The deployment and use of sensors have also come a long way. Where sensors were once used on manufacturing assembly lines to detect product defects, Racz explained, “now we are using these sensors to be able to modulate the workflows that have no machinery. So, office workflows.”
Racz gives the example of leveraging the Zero Trust model, an IT security model that requires strict identity verification for every person and device trying to access resources on a private network, regardless of whether they are sitting within or outside of the network perimeter.
“My ability to sign a purchase order is modulated by whether I badged into the building or not; whether I logged into a computer in this building or not. If I don’t log into the building, my limit is $10,000. If I log into this building, my limit is much higher. If I do it from a coffee shop in Beijing my limit is zero,” he said wryly.
Genetec is integrating copious sensors nowadays given the critical role they play throughout an organization. This is changing the very nature of security, Racz said. So much so that security is now an integral part of the decision-making of an organization.
“Security [departments] often negatively see themselves as just a cost center — they are not. Their job is actually to measure the flow of people and things and information and be able to provide this information to the rest of the business from which they can modulate their workflows.”
Turning the conversation to securing the security system, Racz referenced a presentation slide titled “Technology to protect liberal democracies,” which highlighted five necessary components: Very high assurance of identity for people and machines; blockchain; Privacy Protector (Genetec’s unified real-time video anonymization module); secrets vault; and, policy-based automation and oversight.

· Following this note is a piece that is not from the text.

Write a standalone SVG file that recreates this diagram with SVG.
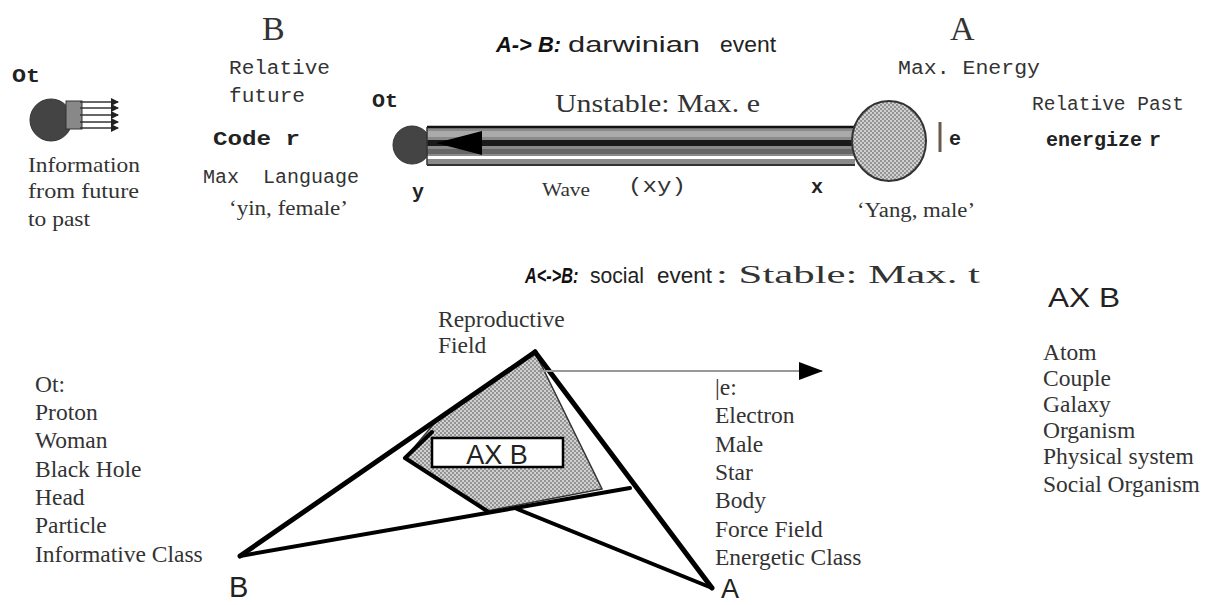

That last component is one that Racz is hopeful could one day become something akin to the Sarbanes-Oxley Act, the federal law that established sweeping auditing and financial regulations for public companies. Racz shows no quarter for corporate executives who dare to plead ignorance in the wake of a security breach. His idea of policy-based automation and oversight would deliver severe repercussions in such cases.
To illustrate the depth of compromised and corrupted IT networks across the globe today, Racz invoked The Great Stink of 1858. Didn’t study that event in European History 101? Well, back in the day the River Thames was effectively an open sewer, leading to frequent cholera epidemics. During one hot summer in particular the stench from untreated human waste and industrial effluent was so bad on the banks of the river that Parliament finally took action to create a modern sewage system.
Racz sees defined parallels between the societal ills caused by rampant, unchecked development during the Industrial Revolution and the hazards unfolding in today’s Information Revolution.
Consider the “Logjam attack” that went unchecked for nearly three years beginning in 2015. Internet security experts from the U.S. Naval War College and Tel Aviv University discovered a Chinese state-owned telecom giant was diverting Internet traffic through China, allegedly for corporate espionage.
Known as a man-in-the-middle attack, the Chinese telecom sent out false signals that fooled the Internet traffic bound for a U.S. carrier’s network and rerouted through Hangzhou and other Chinese cities.
“The rapid rise of the Internet has been so fast that we did not figure out how to tame this beast. We are in a very messy period right now while we are trying to figure these things out,” he said. “Nobody wants to do anything about securing our information supply. Nobody is doing much of anything. The worst of it is the effluence of our civilization is leaking into our information supply.”